Prioritizing Goals

In their annual letter at the beginning of this year, Bill and Melinda Gates wrote that, “The lives of people in poor countries will improve faster in the next 15 years than at any other time in history. And their lives will improve more than anyone else’s"They went on, citing expectations regarding infant mortality rates (dropping by half), polio and some other deadly diseases (being eradicated), agriculture (Africa achieving food self-sufficiency), individual financial security (spurred by the use of mobile devices to open first-time bank accounts), and a jump in educational opportunities for boys and especially girls (accessing inexpensive on-line courses, again with mobile devices).

The Gateses have stepped forward with their considerable personal resources to help bring such predictions to fruition. And in a broader context this past September, world leaders agreed to a United Nations' initiative establishing a set of seventeen "Sustainable Development Goals" (SDGs) for 2030 (replacing their previous eight Millennium Development Goals), covering everything from climate change, to clean water and sanitation, to inequality. 

Ban Ki-Moon, the UN secretary-general, is a big fan of the sweeping proposals, including all of the 169 sub-targets associated with the 17 SDGs. Others, no less committed, nonetheless feel that focus is required if further progress is to be made over the next 15 years. Notable among the latter is Bjorn Lomborg, a Danish economist, who a decade ago established the Copenhagen Consensus. According to Lomborg, "having 169 targets is like having no targets at all". Now assessing the best (cheapest) ways to utilize the $2.5 trillion in international development assistance expected over the years to 2030, his Post-2015 Consensus has assembled no less than 60 teams of economists, plus representatives from the UN, NGOs and the private sector, to evaluate the UN SDGs, so as to produce a short list of targets with the biggest bang for the buck. Here's an example: to lower deaths from air pollution, which kills an estimated 7 million people a year, shifting 1.4 billion people from traditional cooking methods to stoves with outdoor vents  could save half a million lives each year, an economic benefit to the world of $10 for every $1 spent. Using entirely smoke-free stoves would lead to an even larger drop in deaths, but at a much higher cost, generating a benefit of only $2 per dollar spent.

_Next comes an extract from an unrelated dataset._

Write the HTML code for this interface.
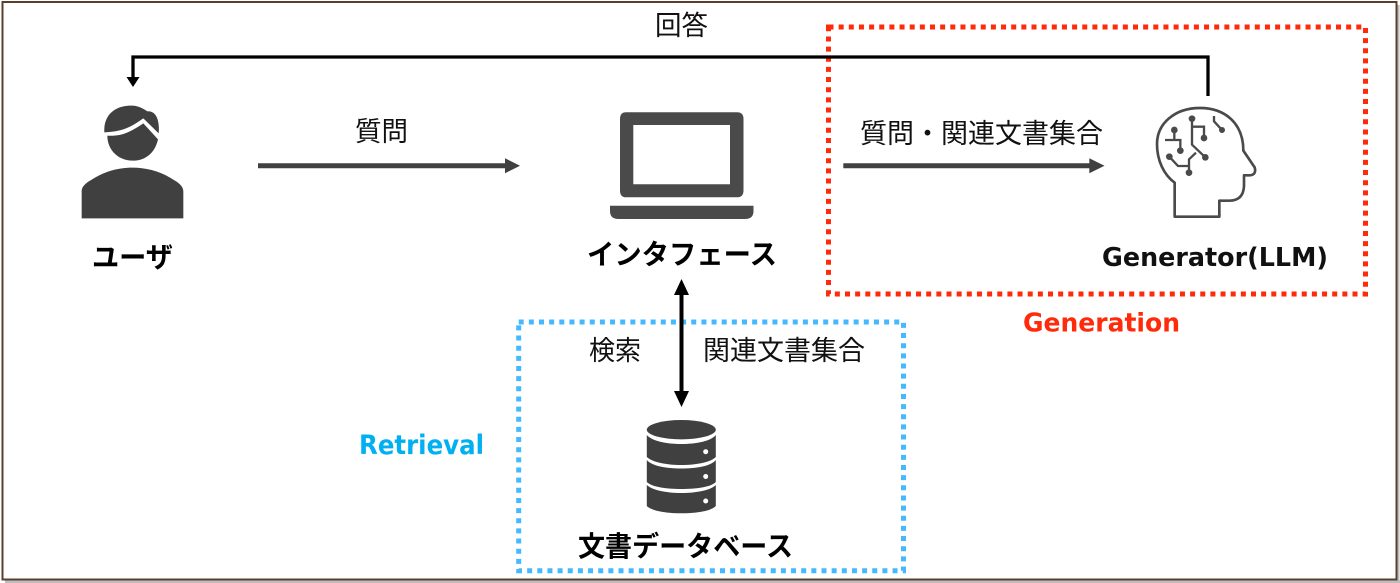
<!DOCTYPE html>
<html><head><meta charset="utf-8"><style>
html,body{margin:0;padding:0;background:#fff}
svg{display:block}
text{font-family:"Liberation Sans","Noto Sans CJK JP",sans-serif;fill:#111}
.b{font-weight:700;fill:#000}
.l{font-family:"DejaVu Sans","Noto Sans CJK JP",sans-serif;font-weight:700}
</style></head><body>
<svg width="1400" height="583" viewBox="0 0 1400 583" xmlns="http://www.w3.org/2000/svg">
<rect width="1400" height="583" fill="#fff"/>
<path d="M1398 5V583M5 581.500H1400" stroke="#bdbdbd" stroke-width="3" fill="none"/>
<rect x="2.500" y="2" width="1394" height="577.500" fill="#fff" stroke="#5a3f2c" stroke-width="2"/>

<rect x="828.500" y="27" width="537" height="267" fill="none" stroke="#ff2a0a" stroke-width="5" stroke-dasharray="5 5.150"/>
<rect x="518.700" y="322" width="384.800" height="248.700" fill="none" stroke="#45b9ff" stroke-width="5" stroke-dasharray="5 5.150"/>

<!-- connectors -->
<path d="M1208 96V57H133V78" fill="none" stroke="#000" stroke-width="3.300"/>
<path d="M126.500 77H139.500L133 87Z" fill="#000"/>
<path d="M258 165.700H506" stroke="#404040" stroke-width="5"/>
<path d="M505 158.200L520 165.700L505 173.200Z" fill="#404040"/>
<path d="M843.300 165.700H1090" stroke="#404040" stroke-width="5"/>
<path d="M1089.300 158.200L1104.500 165.700L1089.300 173.200Z" fill="#404040"/>
<path d="M681.500 290V397" stroke="#000" stroke-width="4"/>
<path d="M674 295L681.500 279L689 295ZM674 391L681.500 407L689 391Z" fill="#000"/>

<!-- user -->
<g transform="translate(60 40) scale(.33333)" fill="#404040">
<path d="M133 277C130 225 165 195 218 197C240 198 255 210 262 214C285 212 300 235 296 280L250 235C220 255 195 275 133 277Z"/>
<path d="M142 287C190 290 220 270 250 250L294 298C285 340 255 362 218 362C175 362 142 330 142 287Z"/>
<path d="M65 535V455C65 435 85 425 105 413C140 392 180 383 218 383C255 383 295 392 330 413C350 425 370 435 370 455V535Z"/>
</g>

<!-- laptop -->
<path fill-rule="evenodd" fill="#4a4a4a" d="M626 112.300H737Q743.500 112.300 743.500 119V190.500Q743.500 197.300 737 197.300H626Q620 197.300 620 190.500V119Q620 112.300 626 112.300ZM633.300 125V184.300H730V125Z"/>
<path fill="#4a4a4a" d="M610 205.700H753.500V211Q753.500 219 745 219H618.500Q610 219 610 211Z"/>

<!-- brain head -->
<g transform="translate(1090 80) scale(.33333)">
<path d="M254 410V308C222 285 201 242 201 192C201 130 255 84 330 84C405 84 460 130 460 212L494 262Q500 284 480 286H462V318Q460 362 418 362H388V410Z" fill="none" stroke="#4a4a4a" stroke-width="8" stroke-linejoin="round"/>
<g fill="none" stroke="#4a4a4a" stroke-width="7">
<path d="M253 150V180M225 180H271V212"/>
<path d="M306 116V194L346 232M306 140H342V174"/>
<path d="M372 108V124L396 150"/>
<path d="M238 230L264 258H296M318 218L297 238V278"/>
</g>
<g fill="#4a4a4a">
<circle cx="253" cy="150" r="10"/><circle cx="271" cy="212" r="10"/><circle cx="306" cy="116" r="10"/>
<circle cx="342" cy="174" r="10"/><circle cx="396" cy="150" r="9"/><circle cx="346" cy="232" r="10"/>
<circle cx="238" cy="230" r="10"/><circle cx="297" cy="278" r="10"/>
</g>
</g>

<!-- database -->
<g fill="#404040">
<ellipse cx="681.300" cy="429.700" rx="34.500" ry="9.700"/>
<path d="M646.800 435C652 441 666 444 681.300 444C697 444 711 441 715.800 435V457C711 462 697 465 681.300 465C666 465 652 462 646.800 457Z"/>
<path d="M646.800 460C652 466 666 468.500 681.300 468.500C697 468.500 711 466 715.800 460V482C711 487 697 489 681.300 489C666 489 652 487 646.800 482Z"/>
<path d="M646.800 485C652 490 666 493 681.300 493C697 493 711 490 715.800 485V506C711 511 697 513.300 681.300 513.300C666 513.300 652 511 646.800 506Z"/>
</g>
<g fill="#fff"><circle cx="705.700" cy="451.700" r="2.500"/><circle cx="705.700" cy="476.500" r="2.500"/><circle cx="705.700" cy="501" r="2.500"/></g>

<!-- labels -->
<g font-size="27">
<text x="655" y="35" textLength="53" lengthAdjust="spacingAndGlyphs">回答</text>
<text x="355" y="141" textLength="53" lengthAdjust="spacingAndGlyphs">質問</text>
<text x="860" y="143" textLength="243" lengthAdjust="spacingAndGlyphs">質問・関連文書集合</text>
<text x="589" y="360" textLength="52" lengthAdjust="spacingAndGlyphs">検索</text>
<text x="703" y="360" textLength="162" lengthAdjust="spacingAndGlyphs">関連文書集合</text>
</g>
<g font-size="28">
<text class="b" x="92" y="267" textLength="81" lengthAdjust="spacingAndGlyphs">ユーザ</text>
<text class="b" x="587" y="264" textLength="190" lengthAdjust="spacingAndGlyphs">インタフェース</text>
<text class="b" x="578" y="556" textLength="215" lengthAdjust="spacingAndGlyphs">文書データベース</text>
</g>
<text class="l" x="1102" y="266" font-size="26" textLength="226" lengthAdjust="spacingAndGlyphs" style="fill:#111">Generator(LLM)</text>
<text class="l" x="1023" y="331.700" font-size="26" textLength="157" lengthAdjust="spacingAndGlyphs" style="fill:#ff2a0a">Generation</text>
<text class="l" x="359" y="454" font-size="27" textLength="125" lengthAdjust="spacingAndGlyphs" style="fill:#00b0f0">Retrieval</text>
</svg>
</body></html>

To this writer (who has advocated the benefits of free international trade ever since studying Ricardo, Smith, and Mill at the University of Strathclyde), perhaps the most interesting finding from Lomborg's group is that lowering barriers to trade would achieve, by far, the highest per dollar benefit ($2,011) of all the UN goals (see chart). Accordingly, Lomborg argues for new emphasis on completing the treaty currently being negotiated at the World Trade Organization, as well as the the free-trade deal involving China, Japan, South Korea and the ASEAN countries. Next, and well down, on the biggest-benefit list is providing contraception and other reproductive-health services, costing some $3.6 billion yet producing a benefit worth $432 billion annually, or $120 per dollar spent. Stopping tax evasion (which costs 20 sub-Saharan governments about 10% of GDP annually) would also be effective, at $49 per dollar spent. On the other hand, for example, the UN's call for "data for development" as part of the SDG process would be very expensive, at some $1.5 billion per SDG target, that is, $253 billion for all 169 targets, over 10% of total international aid. And so goes the prioritizing....

The year 2015 is regarded as a milestone, as it marks, on the one hand, the end of the 15-year time frame during which the world has been guided by the eight Millennium Development Goals, and on the other hand, the beginning of a new development agenda known as the sustainable development goals (SDGs). In launching these new goals, Ban Ki-Moon noted the world is presented with a "once-in-a-generation opportunity to advance prosperity, secure the planet's sustainability for future generations, and unlock resources for investments in education, health, equitable growth and sustainable production and consumption".  The trick will be to turn such aspirations into practical steps and strategies. Commitment - and focus - will be required.